Photography and the Creative Life by Nancy Rotenberg
Bob: “This book has had a huge personal impact on me and my photography. Nancy taught week-long workshops with RMSP for years in various beautiful places in the world including here in Missoula. I was fortunate enough to be one of her students in 2007. This book embodies her joyous spirit that leads and encourages the reader to not only discover their own sense of curiosity and creativity with a camera, but how to actually live in an inspired way to help spark this within them. It talks about building a home environment around you that inspires you with beauty, dance, music, flowers, poetry, etc. She suggests keeping daily journals about curious observations, ideas and projects that truly give you pause for inspiration. She believed creativity isn’t something you do; it’s something you are and live. She believed this wholeheartedly and shared it with everyone around her. I count myself as one of the fortunate souls who was graced by her impact on my art and my life. I fully recommend Photography and the Creative Life to help ignite the creative spirit in any photographer.”
Jeff: “Living a life as an artist can have its ups and downs. And fear is the engine that haunts our creative spirit. This book tackles these fears and shows you how to grapple with them and continue to create. It’s one of the most-inspiring books I’ve read on the subject.”
Jeff: “This was one of the first books I read about photography, along with various titles by John Shaw. It stands as an important book to me only because of its power to fuel my burning desire to become a photographer. It’s some major inspiration. Although I don’t specialize in the nature and wildlife field at all — it’s where the desire to become a photographer was sparked.”
Inspiration in Photography: Training Your Mind to Make Great Art by Brooke Shaden
Jeff: “Brooke and her photography truly are inspiring. She shows you that you don’t need a fancy camera or a huge studio to create compelling imagery. Her style is rooted in fine art, but her concepts and techniques transcend to other genres.”
Jeff: “The Adobe Classroom in a Book series are by far among the best beginner manuals for the various software applications that photographers utilize. When you are learning new software, it’s critical that you engaged with in-person training, but also extremely helpful to have a guide to reference. These books are that perfect reference while also being excellent stand-alone step-by-step guides to learning the programs.”
Jeff: “If there are two books I reference the most regarding Photoshop, it is these two titles by Katrin Eismann.

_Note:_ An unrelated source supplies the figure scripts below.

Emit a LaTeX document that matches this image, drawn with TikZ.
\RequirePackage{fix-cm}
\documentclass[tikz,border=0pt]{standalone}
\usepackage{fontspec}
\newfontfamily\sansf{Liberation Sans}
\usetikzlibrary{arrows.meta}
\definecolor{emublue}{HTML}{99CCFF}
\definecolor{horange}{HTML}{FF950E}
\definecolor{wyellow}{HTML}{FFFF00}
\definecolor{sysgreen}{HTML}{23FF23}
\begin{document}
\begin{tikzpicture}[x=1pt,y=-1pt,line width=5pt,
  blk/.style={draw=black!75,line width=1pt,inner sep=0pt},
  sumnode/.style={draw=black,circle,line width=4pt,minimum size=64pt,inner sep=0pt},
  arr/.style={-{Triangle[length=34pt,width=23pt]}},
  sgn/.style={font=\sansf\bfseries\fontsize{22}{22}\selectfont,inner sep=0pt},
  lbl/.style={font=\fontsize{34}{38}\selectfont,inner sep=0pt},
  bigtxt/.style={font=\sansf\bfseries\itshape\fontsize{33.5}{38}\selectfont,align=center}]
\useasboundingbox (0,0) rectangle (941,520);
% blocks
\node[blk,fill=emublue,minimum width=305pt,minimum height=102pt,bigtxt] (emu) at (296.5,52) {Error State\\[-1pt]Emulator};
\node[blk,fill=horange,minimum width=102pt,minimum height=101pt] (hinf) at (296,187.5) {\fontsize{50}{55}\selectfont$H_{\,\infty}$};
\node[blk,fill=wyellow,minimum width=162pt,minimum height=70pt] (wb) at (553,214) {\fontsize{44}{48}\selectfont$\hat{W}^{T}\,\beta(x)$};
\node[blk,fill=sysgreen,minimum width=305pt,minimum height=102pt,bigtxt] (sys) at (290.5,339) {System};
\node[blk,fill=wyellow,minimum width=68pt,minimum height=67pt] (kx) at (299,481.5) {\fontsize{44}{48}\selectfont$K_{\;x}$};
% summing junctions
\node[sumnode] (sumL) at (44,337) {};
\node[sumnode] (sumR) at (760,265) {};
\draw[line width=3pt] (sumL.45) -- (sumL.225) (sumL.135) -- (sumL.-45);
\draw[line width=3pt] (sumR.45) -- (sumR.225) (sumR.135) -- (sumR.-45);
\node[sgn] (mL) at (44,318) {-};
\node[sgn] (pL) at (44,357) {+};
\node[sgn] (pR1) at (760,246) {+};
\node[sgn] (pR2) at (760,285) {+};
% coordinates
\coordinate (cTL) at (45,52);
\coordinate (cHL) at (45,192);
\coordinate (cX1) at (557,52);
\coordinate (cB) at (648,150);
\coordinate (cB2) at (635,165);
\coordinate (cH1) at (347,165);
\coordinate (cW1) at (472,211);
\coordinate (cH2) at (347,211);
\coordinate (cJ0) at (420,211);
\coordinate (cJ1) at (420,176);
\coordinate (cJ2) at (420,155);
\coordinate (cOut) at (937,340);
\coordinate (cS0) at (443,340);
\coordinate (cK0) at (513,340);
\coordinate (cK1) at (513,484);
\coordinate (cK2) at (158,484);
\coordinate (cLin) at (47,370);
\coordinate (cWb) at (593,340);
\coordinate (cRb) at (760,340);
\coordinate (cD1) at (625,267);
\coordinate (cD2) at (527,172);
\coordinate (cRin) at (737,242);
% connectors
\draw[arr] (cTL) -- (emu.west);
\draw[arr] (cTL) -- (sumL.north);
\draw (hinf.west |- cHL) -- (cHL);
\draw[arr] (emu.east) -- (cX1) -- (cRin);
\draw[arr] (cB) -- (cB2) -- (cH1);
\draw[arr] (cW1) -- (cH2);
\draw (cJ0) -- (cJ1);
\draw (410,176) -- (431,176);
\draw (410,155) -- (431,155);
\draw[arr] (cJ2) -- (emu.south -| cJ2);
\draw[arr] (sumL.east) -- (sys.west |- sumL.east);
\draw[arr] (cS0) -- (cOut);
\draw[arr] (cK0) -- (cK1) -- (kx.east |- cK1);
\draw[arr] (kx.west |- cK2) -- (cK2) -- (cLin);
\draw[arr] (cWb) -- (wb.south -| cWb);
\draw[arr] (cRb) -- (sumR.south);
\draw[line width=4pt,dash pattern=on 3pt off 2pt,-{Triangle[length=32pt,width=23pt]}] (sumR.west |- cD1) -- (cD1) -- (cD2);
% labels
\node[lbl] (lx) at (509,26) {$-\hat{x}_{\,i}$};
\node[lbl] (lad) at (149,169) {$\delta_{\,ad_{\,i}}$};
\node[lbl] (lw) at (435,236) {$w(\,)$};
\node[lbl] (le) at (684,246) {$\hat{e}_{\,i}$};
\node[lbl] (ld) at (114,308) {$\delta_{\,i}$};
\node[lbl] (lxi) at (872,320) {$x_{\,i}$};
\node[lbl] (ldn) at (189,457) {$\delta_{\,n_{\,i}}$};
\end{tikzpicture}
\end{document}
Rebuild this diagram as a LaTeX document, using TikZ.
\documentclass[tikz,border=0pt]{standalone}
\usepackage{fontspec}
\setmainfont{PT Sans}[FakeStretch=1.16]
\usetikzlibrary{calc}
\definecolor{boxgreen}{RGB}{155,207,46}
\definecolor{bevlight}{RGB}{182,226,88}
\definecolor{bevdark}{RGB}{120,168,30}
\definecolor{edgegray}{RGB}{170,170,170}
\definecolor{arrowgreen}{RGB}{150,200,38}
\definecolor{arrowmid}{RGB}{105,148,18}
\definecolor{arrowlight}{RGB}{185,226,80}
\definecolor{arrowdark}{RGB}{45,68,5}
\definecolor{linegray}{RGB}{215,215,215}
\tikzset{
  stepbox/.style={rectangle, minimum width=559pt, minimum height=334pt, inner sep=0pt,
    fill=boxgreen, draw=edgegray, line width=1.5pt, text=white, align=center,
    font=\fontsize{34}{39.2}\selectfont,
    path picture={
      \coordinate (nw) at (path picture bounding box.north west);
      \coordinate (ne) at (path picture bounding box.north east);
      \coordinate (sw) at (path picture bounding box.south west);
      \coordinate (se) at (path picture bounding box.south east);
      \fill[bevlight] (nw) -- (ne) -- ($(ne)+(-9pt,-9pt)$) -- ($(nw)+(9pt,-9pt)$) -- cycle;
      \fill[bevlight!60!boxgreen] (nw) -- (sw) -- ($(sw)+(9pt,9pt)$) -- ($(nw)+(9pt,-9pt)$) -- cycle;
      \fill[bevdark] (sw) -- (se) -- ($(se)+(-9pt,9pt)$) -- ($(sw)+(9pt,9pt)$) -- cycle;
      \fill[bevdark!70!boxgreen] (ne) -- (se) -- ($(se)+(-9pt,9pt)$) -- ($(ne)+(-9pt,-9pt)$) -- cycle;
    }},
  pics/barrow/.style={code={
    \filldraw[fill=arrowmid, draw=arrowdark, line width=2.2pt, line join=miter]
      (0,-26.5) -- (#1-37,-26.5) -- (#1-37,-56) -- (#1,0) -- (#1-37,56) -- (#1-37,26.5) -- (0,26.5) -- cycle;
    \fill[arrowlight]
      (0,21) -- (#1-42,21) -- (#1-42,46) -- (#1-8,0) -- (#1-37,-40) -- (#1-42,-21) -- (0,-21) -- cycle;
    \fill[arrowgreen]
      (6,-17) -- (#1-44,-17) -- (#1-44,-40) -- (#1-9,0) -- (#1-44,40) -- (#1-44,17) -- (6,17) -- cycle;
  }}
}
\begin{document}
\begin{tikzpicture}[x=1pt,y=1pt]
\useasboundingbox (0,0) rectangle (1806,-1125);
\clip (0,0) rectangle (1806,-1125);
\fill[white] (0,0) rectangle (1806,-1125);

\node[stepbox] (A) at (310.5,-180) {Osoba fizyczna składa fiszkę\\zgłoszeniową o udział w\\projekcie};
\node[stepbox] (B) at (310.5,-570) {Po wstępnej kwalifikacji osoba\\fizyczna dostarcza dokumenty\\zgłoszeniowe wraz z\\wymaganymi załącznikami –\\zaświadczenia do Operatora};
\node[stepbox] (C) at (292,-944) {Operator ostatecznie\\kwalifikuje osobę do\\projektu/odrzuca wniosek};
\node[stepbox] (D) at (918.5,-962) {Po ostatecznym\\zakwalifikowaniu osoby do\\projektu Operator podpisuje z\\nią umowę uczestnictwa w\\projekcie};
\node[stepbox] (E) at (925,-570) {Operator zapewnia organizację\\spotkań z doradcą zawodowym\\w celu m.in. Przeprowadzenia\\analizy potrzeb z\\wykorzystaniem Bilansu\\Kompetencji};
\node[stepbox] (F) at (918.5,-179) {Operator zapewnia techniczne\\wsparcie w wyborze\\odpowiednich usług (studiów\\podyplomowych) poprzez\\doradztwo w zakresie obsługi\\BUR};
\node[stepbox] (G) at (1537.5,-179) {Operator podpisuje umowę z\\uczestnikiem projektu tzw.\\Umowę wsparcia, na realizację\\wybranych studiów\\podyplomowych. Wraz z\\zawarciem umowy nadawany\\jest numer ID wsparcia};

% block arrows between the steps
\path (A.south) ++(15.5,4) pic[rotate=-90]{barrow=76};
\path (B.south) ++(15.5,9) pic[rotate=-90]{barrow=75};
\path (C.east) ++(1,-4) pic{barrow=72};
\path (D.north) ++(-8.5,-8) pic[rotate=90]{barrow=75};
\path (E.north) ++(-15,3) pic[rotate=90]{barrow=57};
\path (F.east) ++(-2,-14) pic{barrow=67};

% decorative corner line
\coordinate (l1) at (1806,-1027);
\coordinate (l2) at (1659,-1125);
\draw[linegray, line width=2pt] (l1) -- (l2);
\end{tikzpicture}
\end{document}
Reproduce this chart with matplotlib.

These books have many methods, tips, and tricks in them that have become part of my own retouching arsenal. The images themselves and practice examples aren’t especially inspiring, but they are a means to an end: learning the program and the techniques. You can then move forward to employing those techniques on your own imagery.”
The DAM Book 3.0 by Peter Krogh
Jeff: “As you shoot more, you begin to acquire vast amounts of digital assets —and you need a system to organize, edit, and backup these assets — and most important — to find them later. This title is an excellent resource into understanding the workflow to ensure you don’t lose your precious photographs, and can also find them upon request without trouble. Worth the read.”